Finally saw this.
It might be my favorite superhero movie. The pacing was great. Pure action movie from start to finish. Clever, funny, witty, with smart use of the Iron Man tech that smoothly escalated through the course of the film.
As for the main criticisms of it, I was fine with the Mandarin reveal. Even going in to the movie knowing the Mandarin was going to be revealed as an actor, Kingsley flat killed it.
And the lack of SHIELD and other superheroes was just right. The heavy-handed crossover of IM2 which dominated the second act really brought down what was otherwise a fine movie. As it stands, the fallout from Avengers was deftly handled without stomping all over the stand-alone integrity of this movie. The world is on the cusp of first contact with gods, aliens, and monsters, and Tony's anxiety regarding that heavily informed his characterization in this movie. He's living in a world that's scared of when the monsters are coming back. He's ruining his personal relationship with Pepper, creating an army of robots in preparation of that unknowable threat. And I at least got the impression that he's got little to no respect for SHIELD. The whole movie was about him coming to terms with the the trauma of Avengers, hiding behind an iron shell, building an army of machines to keep his girlfriend safe while that relationship crumbles around him, and ultimately coming to terms with the fact that he doesn't need to hide behind the armor, because he's not a knight. He's a mechanic. And his super power isn't his suit of armor, it's his brain. Even without his armor, he can face any obstacle in front of him with a credit card and a trip to Home Depot.

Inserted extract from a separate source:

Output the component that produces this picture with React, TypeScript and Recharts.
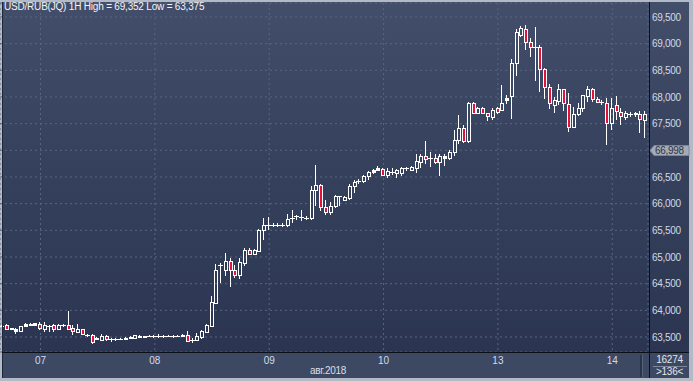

It speaks to me of an impressive growth in the cross-universe storytelling at Marvel Studios. Phase one was dominated by a pretty heavy-handed feeling of continuity, from SHIELD's heavy presence in the lead-in movies to those hammy but fan-pleasing post-credit sequences. This is far more elegant. It starts with a man broken by the trauma of being on the frontlines of the world's first battle with the extraterrestrial, caught in a cycle of PTSD, an insomniac hermit too caught up in the comfort of building to even think about what it is he's building. It ends with a brilliant inventor confident in himself rather than hiding behind the identity he's created. It sets up the potential conflict of the next movie with a technology of networked robot-soldier drones ready to be (supposition to follow) hijacked by SHIELD to create a threat they can't control. It sets Tony Stark up as a fully-matured character for Avengers 2, the confident engineer equipped to strategize a solution to the problems looming on the horizon. It honestly may be the strongest example of character development yet seen in the Marvel movies. It just wears that development with subtlety.
I hope Cap and Thor show a similar evolution. I have no clue where they'll go with Thor, but the information out now seems to suggest Winter Soldier is going in the right direction: a movie about a good soldier grappling with a bloated and corrupted military-industrial complex, a well-intentioned institution that suffers from decay within and ill-equipped to actually deal with the problems of the future and how that soldier comes to terms with how to align his values within that complex. I'm looking forward to it. I'm hopeful. IM3 seems to suggest that the films are developing well past the growing pains of the superhero sub-genre.
Finally, with Downey signing a two film contract, and with them preparing a slate of new characters for Phase Three, I wouldn't be surprised if this is the last solo film we see with Downey. They want to insure his involvement in both Avengers movies, which the contract will cover. And artistically, it makes sense. The end of this movie nicely wraps a bow on the idea of Stark as a solo superhero. My guess is we'll see him in the Avengers movies as a financier and strategic advisor who just dons the suit in instances of full-blown global threat. Then, as A3 is rounding the bend and they're looking at the future of their franchises, they'll be gearing up for a replacement actor.